As a policy it is neither universal nor credible. It is designed to drive the poorest into further penury and debt — a bit like the Lottery but without the momentary excitement and naive anticipation.
Not so much a case of “it could be you” as under this government “it will be you and you’re screwed.”
And what about the risible monikers for their wheezes?
Do they have some kind of machine in the Department of Work and Pensions which randomly strings two non-applicable words together then churns them out in the form of a policy document?
“What will we call this new policy that requires people to work at totally unsuitable jobs or face having their benefits frozen?”
(Feeds card into machine). Whirr, click, whistle…
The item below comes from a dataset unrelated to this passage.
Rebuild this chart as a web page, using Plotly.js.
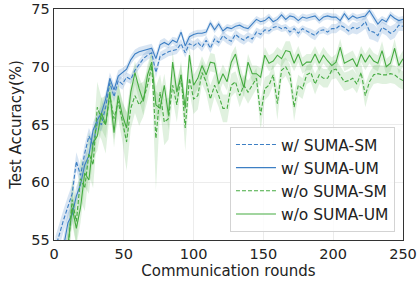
<!DOCTYPE html>
<html>
<head>
<meta charset="utf-8">
<script src="https://cdn.plot.ly/plotly-3.0.1.min.js"></script>
<style>html,body{margin:0;padding:0;background:#fff;}#chart{width:417px;height:281px;}</style>
</head>
<body>
<div id="chart"></div>
<script>
var rounds = [1,4,7,10,13,16,19,22,25,28, 31,34,37,40,43,46,49,52,55,58, 61,64,67,70,73,76,79,82,85,88,
  91,94,97,100,103,106,109,112,115,118, 121,124,127,130,133,136,139,142,145,148, 151,154,157,160,163,166,169,172,175,178,
  181,184,187,190,193,196,199,202,205,208, 211,214,217,220,223,226,229,232,235,238, 241,244,247,250];

var seriesNames = ['w/ SUMA-SM','w/ SUMA-UM','w/o SUMA-SM','w/o SUMA-UM'];

var wSM = [54.3,55.6,56.8,57.9,59.0,61.8,60.6,62.5,64.0,63.2,
  65.2,65.0,66.5,68.6,67.4,68.8,68.5,69.1,68.9,69.7,
  70.2,70.7,71.0,71.2,69.5,70.9,71.1,71.3,71.4,71.5,
  72.0,71.2,72.0,71.8,72.1,71.7,72.3,71.6,72.4,72.1,
  72.7,72.4,72.2,72.8,72.5,72.3,72.6,72.4,73.0,72.8,
  73.2,73.1,73.4,73.5,73.3,73.4,73.0,73.3,72.9,73.3,
  73.1,72.9,72.7,73.1,73.2,73.0,73.3,73.3,73.6,73.4,
  73.1,73.4,73.3,73.5,73.9,73.1,73.0,72.7,73.4,73.2,
  72.9,73.1,73.6,73.5];
var wSMStd = [1.0,1.0,0.9,0.9,0.8,0.8,0.8,0.8,0.7,0.7,
  0.6,0.6,0.6,0.5,0.5,0.5,0.5,0.4,0.4,0.4,
  0.4,0.4,0.4,0.4,0.5,0.4,0.4,0.4,0.4,0.4,
  0.4,0.4,0.4,0.4,0.4,0.4,0.4,0.4,0.4,0.4,
  0.4,0.4,0.4,0.4,0.4,0.4,0.4,0.4,0.4,0.4,
  0.3,0.3,0.3,0.3,0.3,0.3,0.4,0.3,0.4,0.3,
  0.3,0.4,0.4,0.3,0.3,0.3,0.4,0.4,0.4,0.4,
  0.4,0.5,0.5,0.5,0.6,0.7,0.7,0.6,0.5,0.5,
  0.6,0.6,0.5,0.4];

var wUM = [50,52.5,54.5,56.5,57.2,58.8,59.8,61.5,62.3,64.5,
  65.4,66.0,67.2,69.0,68.0,69.2,69.5,69.8,70.6,71.1,
  71.3,71.4,71.5,71.6,70.7,71.9,72.1,71.9,72.3,72.1,
  73.0,71.8,72.6,72.8,72.9,72.9,73.0,73.8,73.2,73.7,
  73.1,73.4,73.3,73.5,73.6,73.4,73.3,73.7,74.1,73.9,
  74.0,74.3,73.9,74.1,74.5,74.1,74.4,74.3,74.0,74.3,
  74.2,74.3,74.4,74.0,74.3,74.4,74.3,74.3,74.0,74.6,
  74.1,74.4,74.2,74.3,74.4,74.85,74.3,73.7,74.1,73.9,
  74.5,74.2,74.0,74.1];
var wUMStd = [1.0,1.0,0.9,0.9,0.8,0.8,0.7,0.8,0.7,0.7,
  0.6,0.6,0.6,0.5,0.5,0.5,0.4,0.4,0.4,0.4,
  0.4,0.4,0.4,0.4,0.5,0.4,0.4,0.3,0.3,0.4,
  0.3,0.4,0.3,0.3,0.3,0.3,0.3,0.3,0.3,0.3,
  0.3,0.3,0.3,0.3,0.3,0.3,0.3,0.3,0.3,0.3,
  0.3,0.3,0.3,0.3,0.3,0.3,0.3,0.3,0.3,0.3,
  0.3,0.3,0.3,0.3,0.3,0.3,0.3,0.3,0.3,0.3,
  0.3,0.3,0.3,0.3,0.3,0.3,0.4,0.4,0.3,0.3,
  0.3,0.3,0.3,0.3];

var woSM = [47,49,51,54,58.5,56.6,60.3,59.5,62.5,61.5,
  66.5,65.5,65.0,67.5,65.5,67.0,65.3,63.5,66.4,67.5,
  66.7,67.2,68.4,70.1,63.8,67.8,65.2,65.5,68.4,66.7,
  69.3,64.7,69.0,67.2,67.5,69.5,68.7,67.2,68.4,67.5,
  66.4,66.4,68.4,68.7,67.5,68.4,67.8,68.4,69.0,65.8,
  68.1,68.4,69.3,66.8,69.7,70.0,69.3,66.5,68.4,68.1,
  69.3,69.5,68.5,69.3,69.0,69.0,69.7,69.8,69.3,68.7,
  68.8,69.0,68.5,69.5,67.5,68.7,69.3,69.4,69.3,69.3,
  69.4,69.3,69.0,68.8];
var woSMStd = [2.0,2.0,2.0,2.0,1.8,2.0,1.8,2.0,1.8,2.0,
  2.2,1.8,2.5,1.5,1.8,1.5,1.8,2.5,1.8,1.5,
  1.8,1.5,1.3,1.2,4.5,1.5,2.0,1.8,1.2,1.5,
  1.2,2.0,1.2,1.3,1.2,1.0,1.0,1.2,1.0,1.0,
  1.2,1.2,1.0,0.9,1.0,0.9,1.0,0.9,0.9,1.3,
  1.0,0.9,0.9,1.4,0.9,0.8,0.9,1.2,0.9,0.9,
  0.8,0.8,0.9,0.8,0.8,0.8,0.8,0.8,0.8,0.8,
  0.8,0.8,0.8,0.8,1.0,0.8,0.8,0.8,0.8,0.8,
  0.8,0.8,0.8,0.8];

var woUM = [47.5,49.5,52,54.5,57.8,56.0,57.8,60.8,60.2,63.4,
  64.0,66.0,65.0,67.8,64.3,67.5,65.8,64.7,67.8,69.5,
  68.1,67.0,69.3,70.4,66.7,66.4,68.4,65.8,70.4,67.8,
  69.3,66.4,71.0,68.4,69.0,70.1,69.3,70.4,70.3,68.5,
  69.4,68.7,70.4,71.1,69.4,68.2,70.4,69.4,69.4,69.1,
  71.0,70.3,70.5,71.0,70.7,71.4,71.3,70.3,71.1,70.1,
  70.4,70.4,71.1,70.3,71.0,70.5,70.1,70.4,71.7,70.3,
  70.5,70.7,70.0,71.1,70.4,71.0,70.5,70.3,71.4,70.0,
  70.3,71.6,70.1,70.7];
var woUMStd = [1.5,1.5,1.5,1.5,1.4,1.5,1.3,1.2,1.2,1.3,
  1.3,1.4,1.2,1.2,1.3,1.1,1.1,1.4,1.0,1.0,
  1.0,1.2,0.9,0.9,1.2,1.1,1.0,1.3,0.9,1.0,
  0.9,1.2,0.8,0.9,0.9,0.8,0.8,0.8,0.8,0.8,
  0.8,0.8,0.7,0.7,0.8,0.8,0.7,0.7,0.7,0.8,
  0.7,0.7,0.7,0.7,0.7,0.8,0.9,0.7,0.7,0.7,
  0.7,0.7,0.7,0.7,0.7,0.7,0.7,0.7,0.7,0.7,
  0.7,0.7,0.7,0.7,0.7,0.7,0.7,0.7,0.8,0.7,
  0.7,0.8,0.7,0.7];

var BLUE = '#3d7fc4', GREEN = '#45ab40';
var BLUE_F = 'rgba(61,127,196,0.2)', GREEN_F = 'rgba(69,171,64,0.17)';

function band(vals, std, fill) {
  var up = vals.map(function(v,i){return v + std[i];});
  var lo = vals.map(function(v,i){return v - std[i];});
  return {
    x: rounds.concat(rounds.slice().reverse()),
    y: up.concat(lo.slice().reverse()),
    type: 'scatter', mode: 'lines', fill: 'toself', fillcolor: fill,
    line: {width: 0, color: 'rgba(0,0,0,0)'}, hoverinfo: 'skip', showlegend: false
  };
}
function line(vals, name, color, dash) {
  return {x: rounds, y: vals, type: 'scatter', mode: 'lines', name: name,
    line: {color: color, width: 1.1, dash: dash}};
}

var data = [
  band(wSM, wSMStd, BLUE_F),
  band(wUM, wUMStd, BLUE_F),
  band(woSM, woSMStd, GREEN_F),
  band(woUM, woUMStd, GREEN_F),
  line(wSM, seriesNames[0], BLUE, '4px,2px'),
  line(wUM, seriesNames[1], BLUE, 'solid'),
  line(woSM, seriesNames[2], GREEN, '4px,2px'),
  line(woUM, seriesNames[3], GREEN, 'solid')
];

var layout = {
  width: 417, height: 281,
  margin: {l: 54, r: 14, t: 9, b: 41},
  paper_bgcolor: '#fff', plot_bgcolor: '#fff',
  font: {family: 'DejaVu Sans', size: 15, color: '#222'},
  xaxis: {range: [0, 250], tickvals: [0,50,100,150,200,250], showgrid: true, gridcolor: '#ececec', gridwidth: 1,
    showline: true, mirror: true, linecolor: '#333', linewidth: 1.3, ticks: '', zeroline: false,
    ticklabeloverflow: 'allow', tickfont: {size: 14.5},
    title: {text: 'Communication rounds', font: {size: 15}, standoff: 3}},
  yaxis: {range: [55, 75], tickvals: [55,60,65,70,75], showgrid: true, gridcolor: '#ececec', gridwidth: 1,
    showline: true, mirror: true, linecolor: '#333', linewidth: 1.3, ticks: '', zeroline: false,
    ticklabeloverflow: 'allow', tickfont: {size: 14.5},
    title: {text: 'Test Accuracy(%)', font: {size: 15}, standoff: 6}},
  legend: {x: 0.977, y: 0.035, xanchor: 'right', yanchor: 'bottom', bgcolor: 'rgba(255,255,255,0.85)',
    bordercolor: '#d3d3d3', borderwidth: 1, font: {size: 15.5}, itemwidth: 40},
  showlegend: true
};

Plotly.newPlot('chart', data, layout, {displayModeBar: false, staticPlot: true});
</script>
</body>
</html>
“Ah yes, ‘workfare.’ Excellent! Now all we need to do is find some unscrupulous capitalist bastards to run it. Hit the speed dial button.”
IDS once again defended his “precious” this week claiming all was going to plan — which terrifyingly might actually be true.
Incidentally the third Hobbit film, scheduled for next year, will use the original book’s subtitle: “There and back again.”
If that’s not a salutary warning for the electorate come polling day I don’t know what is.